• _EXERCISE DETAILS_:
Look at the data below and print exactly the lines from its first line through the line with "import * as"; the pictures stay out of the copy.

------------------------------------------------------------

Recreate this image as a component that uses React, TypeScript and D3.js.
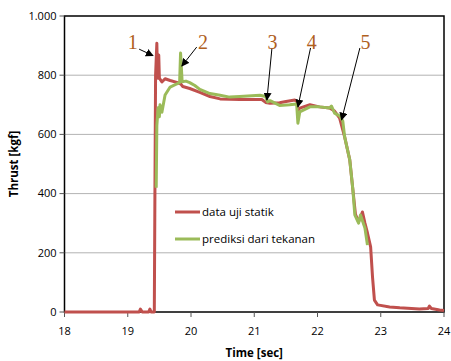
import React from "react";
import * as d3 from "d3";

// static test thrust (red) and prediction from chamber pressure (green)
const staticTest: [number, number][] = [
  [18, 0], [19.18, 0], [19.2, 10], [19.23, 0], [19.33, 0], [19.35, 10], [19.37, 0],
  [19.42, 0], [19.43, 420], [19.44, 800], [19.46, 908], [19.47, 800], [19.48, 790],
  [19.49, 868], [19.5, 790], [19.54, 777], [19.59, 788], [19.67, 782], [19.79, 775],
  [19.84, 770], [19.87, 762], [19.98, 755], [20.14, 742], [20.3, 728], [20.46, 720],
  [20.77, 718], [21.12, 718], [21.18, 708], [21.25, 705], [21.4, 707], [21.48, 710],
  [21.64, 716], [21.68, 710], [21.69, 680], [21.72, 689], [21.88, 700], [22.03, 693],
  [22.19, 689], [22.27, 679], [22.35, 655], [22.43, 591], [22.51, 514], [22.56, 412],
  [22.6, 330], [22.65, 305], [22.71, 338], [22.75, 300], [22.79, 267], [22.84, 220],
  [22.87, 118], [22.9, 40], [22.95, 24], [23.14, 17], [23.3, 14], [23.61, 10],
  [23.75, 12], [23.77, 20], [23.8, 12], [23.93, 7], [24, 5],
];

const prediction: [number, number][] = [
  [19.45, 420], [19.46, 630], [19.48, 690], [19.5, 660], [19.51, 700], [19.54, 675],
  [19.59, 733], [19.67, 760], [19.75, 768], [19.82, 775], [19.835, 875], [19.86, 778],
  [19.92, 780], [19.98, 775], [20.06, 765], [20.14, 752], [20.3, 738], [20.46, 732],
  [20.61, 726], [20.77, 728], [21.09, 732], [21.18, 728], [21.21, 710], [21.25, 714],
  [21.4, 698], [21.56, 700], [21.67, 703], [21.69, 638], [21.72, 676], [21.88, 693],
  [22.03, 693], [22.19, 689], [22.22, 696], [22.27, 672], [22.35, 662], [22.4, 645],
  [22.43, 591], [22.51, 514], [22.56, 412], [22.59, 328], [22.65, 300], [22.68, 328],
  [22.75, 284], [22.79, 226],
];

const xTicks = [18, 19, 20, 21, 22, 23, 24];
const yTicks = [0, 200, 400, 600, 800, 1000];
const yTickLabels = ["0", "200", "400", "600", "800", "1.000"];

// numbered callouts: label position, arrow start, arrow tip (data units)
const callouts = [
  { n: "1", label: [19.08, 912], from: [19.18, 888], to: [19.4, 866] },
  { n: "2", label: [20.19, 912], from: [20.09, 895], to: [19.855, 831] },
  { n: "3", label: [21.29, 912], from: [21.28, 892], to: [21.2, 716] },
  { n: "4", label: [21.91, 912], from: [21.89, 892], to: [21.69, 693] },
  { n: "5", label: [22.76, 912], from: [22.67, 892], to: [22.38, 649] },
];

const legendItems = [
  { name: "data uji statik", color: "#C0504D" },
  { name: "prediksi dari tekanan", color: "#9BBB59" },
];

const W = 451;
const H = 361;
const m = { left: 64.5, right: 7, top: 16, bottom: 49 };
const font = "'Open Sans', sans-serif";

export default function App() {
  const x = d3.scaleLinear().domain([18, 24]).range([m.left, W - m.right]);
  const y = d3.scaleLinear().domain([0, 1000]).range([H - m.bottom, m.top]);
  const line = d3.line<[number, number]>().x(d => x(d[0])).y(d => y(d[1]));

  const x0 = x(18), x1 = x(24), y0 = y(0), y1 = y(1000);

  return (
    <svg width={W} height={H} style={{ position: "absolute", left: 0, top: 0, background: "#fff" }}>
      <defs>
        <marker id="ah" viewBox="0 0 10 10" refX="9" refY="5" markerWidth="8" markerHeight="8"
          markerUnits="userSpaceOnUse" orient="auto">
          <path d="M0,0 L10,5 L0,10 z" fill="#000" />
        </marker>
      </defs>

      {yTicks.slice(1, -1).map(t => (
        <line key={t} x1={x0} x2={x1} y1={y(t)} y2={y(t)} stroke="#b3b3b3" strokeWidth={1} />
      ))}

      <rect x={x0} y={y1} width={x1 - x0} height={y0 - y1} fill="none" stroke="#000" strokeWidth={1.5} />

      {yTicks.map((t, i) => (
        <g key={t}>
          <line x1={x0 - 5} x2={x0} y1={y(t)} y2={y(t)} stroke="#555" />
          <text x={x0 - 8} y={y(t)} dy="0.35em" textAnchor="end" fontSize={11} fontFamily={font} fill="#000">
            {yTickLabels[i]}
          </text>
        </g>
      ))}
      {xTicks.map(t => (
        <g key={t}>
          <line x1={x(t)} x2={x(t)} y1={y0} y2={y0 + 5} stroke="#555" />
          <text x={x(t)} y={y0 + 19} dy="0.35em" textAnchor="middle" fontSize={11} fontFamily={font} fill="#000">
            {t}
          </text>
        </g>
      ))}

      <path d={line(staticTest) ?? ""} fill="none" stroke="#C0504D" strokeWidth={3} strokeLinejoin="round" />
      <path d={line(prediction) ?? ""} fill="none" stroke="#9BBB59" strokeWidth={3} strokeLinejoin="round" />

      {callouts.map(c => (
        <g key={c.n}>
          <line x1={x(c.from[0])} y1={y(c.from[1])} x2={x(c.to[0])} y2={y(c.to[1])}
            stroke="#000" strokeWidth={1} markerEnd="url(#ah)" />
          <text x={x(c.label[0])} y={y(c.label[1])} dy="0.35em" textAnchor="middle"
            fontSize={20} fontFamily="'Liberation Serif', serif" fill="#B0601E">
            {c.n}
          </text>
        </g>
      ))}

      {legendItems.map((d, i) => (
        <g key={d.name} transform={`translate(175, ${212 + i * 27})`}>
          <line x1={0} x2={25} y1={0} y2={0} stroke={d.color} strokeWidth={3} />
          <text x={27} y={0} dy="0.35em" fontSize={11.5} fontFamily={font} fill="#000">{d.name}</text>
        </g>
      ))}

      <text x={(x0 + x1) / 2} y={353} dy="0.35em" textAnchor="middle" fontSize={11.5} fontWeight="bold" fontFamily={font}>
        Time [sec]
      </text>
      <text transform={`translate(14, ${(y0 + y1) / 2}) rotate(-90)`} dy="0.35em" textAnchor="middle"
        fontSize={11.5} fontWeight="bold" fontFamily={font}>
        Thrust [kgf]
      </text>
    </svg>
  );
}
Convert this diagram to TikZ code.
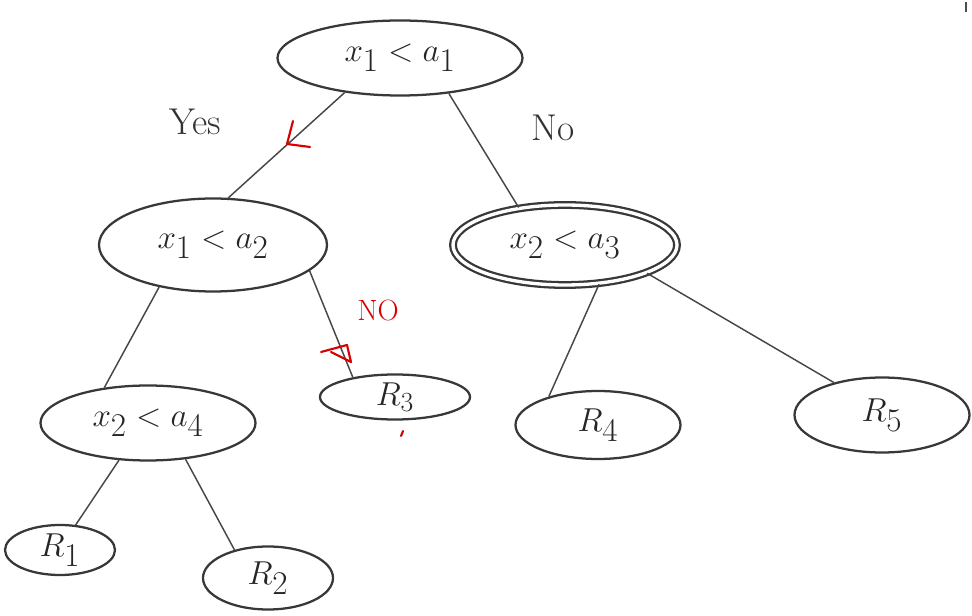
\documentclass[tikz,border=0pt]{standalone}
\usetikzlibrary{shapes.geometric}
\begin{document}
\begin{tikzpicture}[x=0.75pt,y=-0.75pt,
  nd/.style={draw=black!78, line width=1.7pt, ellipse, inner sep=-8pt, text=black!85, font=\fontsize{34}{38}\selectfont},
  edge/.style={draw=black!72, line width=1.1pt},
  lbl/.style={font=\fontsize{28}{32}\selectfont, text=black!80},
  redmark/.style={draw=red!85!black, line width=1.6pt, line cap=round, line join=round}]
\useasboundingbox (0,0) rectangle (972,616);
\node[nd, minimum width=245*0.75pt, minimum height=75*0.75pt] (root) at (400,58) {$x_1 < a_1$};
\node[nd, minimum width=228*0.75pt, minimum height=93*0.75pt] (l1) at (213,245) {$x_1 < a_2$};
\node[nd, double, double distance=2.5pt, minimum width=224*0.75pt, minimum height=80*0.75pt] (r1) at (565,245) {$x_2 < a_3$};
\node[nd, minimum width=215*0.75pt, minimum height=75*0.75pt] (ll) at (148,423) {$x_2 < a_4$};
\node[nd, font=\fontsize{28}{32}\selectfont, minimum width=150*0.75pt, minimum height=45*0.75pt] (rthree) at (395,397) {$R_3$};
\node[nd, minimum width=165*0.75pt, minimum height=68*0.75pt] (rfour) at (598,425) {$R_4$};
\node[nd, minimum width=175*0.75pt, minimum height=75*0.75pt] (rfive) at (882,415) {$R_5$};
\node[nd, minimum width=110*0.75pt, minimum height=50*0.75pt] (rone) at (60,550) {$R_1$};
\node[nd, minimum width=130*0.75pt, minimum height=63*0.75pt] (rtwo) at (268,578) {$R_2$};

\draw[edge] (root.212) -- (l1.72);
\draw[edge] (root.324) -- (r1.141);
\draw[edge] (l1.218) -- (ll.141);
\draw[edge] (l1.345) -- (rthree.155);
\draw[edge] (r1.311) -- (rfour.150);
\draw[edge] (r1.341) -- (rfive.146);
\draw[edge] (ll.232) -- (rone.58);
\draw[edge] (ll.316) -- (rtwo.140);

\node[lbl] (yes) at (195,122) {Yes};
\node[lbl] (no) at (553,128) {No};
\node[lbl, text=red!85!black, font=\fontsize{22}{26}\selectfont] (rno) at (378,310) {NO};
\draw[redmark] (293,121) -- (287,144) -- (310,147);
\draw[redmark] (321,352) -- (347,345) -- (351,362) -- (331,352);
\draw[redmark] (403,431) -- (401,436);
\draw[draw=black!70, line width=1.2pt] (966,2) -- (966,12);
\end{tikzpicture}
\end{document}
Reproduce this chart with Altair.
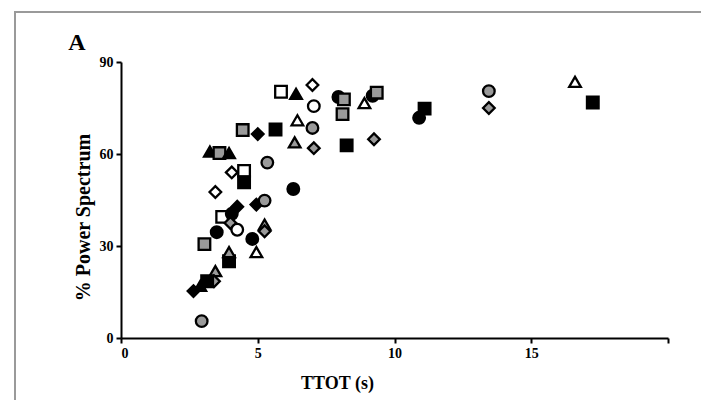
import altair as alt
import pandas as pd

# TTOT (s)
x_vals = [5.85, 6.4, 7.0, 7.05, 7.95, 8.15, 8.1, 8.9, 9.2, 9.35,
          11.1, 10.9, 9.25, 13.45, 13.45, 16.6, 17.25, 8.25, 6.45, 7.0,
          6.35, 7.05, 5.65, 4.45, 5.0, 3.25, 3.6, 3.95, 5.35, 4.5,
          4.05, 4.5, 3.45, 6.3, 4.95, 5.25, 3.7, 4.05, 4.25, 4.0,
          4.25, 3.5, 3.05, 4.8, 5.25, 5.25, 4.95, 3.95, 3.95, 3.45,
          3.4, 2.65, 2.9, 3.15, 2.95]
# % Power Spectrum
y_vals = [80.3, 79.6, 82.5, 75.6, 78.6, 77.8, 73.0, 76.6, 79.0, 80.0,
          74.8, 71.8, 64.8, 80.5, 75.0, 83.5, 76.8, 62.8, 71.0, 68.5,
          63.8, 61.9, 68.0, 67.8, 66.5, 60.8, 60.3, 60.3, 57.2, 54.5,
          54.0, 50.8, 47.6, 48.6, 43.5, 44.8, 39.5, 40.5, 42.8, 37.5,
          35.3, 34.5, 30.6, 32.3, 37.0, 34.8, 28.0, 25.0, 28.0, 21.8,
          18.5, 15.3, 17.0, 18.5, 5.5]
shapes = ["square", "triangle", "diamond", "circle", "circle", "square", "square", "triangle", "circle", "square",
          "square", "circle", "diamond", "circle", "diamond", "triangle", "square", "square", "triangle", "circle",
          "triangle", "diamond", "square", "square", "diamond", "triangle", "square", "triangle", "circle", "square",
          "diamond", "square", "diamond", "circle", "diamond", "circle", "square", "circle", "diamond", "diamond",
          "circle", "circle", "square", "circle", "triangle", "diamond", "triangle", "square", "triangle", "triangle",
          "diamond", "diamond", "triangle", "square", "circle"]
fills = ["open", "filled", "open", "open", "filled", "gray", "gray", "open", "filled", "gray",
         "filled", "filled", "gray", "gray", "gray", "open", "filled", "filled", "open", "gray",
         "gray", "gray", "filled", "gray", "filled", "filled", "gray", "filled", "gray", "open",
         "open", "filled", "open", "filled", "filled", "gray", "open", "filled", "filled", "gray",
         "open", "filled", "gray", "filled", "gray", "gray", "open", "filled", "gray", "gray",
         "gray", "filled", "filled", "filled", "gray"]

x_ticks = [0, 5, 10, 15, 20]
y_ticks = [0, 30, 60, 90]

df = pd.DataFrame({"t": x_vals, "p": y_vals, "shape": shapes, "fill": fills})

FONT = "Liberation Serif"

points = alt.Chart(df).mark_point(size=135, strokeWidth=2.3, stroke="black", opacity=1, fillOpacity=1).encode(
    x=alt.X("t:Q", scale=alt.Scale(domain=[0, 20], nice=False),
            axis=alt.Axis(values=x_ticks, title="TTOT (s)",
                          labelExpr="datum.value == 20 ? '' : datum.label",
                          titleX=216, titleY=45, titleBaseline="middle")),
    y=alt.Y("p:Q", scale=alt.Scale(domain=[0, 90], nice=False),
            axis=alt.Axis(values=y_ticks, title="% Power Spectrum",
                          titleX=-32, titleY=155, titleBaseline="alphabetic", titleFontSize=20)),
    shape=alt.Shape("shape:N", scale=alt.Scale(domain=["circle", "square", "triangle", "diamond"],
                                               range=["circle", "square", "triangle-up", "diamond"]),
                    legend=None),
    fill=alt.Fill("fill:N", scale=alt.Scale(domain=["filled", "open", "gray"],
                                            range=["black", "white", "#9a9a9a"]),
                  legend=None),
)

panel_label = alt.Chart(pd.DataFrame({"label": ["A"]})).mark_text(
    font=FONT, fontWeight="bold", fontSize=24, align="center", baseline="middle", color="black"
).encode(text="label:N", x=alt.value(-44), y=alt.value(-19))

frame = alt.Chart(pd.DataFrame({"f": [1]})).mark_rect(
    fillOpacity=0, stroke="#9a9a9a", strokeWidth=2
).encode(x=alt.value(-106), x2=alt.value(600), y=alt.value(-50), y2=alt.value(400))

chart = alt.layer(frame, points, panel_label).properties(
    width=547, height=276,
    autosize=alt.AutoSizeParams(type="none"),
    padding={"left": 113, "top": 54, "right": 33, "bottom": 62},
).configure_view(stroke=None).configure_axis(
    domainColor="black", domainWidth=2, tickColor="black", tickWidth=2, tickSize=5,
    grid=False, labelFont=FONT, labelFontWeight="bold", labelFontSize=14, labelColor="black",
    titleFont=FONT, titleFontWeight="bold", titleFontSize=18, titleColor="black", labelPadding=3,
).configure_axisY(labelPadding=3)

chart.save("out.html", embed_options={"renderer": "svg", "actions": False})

------------------------------------------------------------

• _SOLUTION TO THE PROBLEM_:
Recreate this image as a component that uses React, TypeScript and D3.js.
import React from "react";
import * as d3 from "d3";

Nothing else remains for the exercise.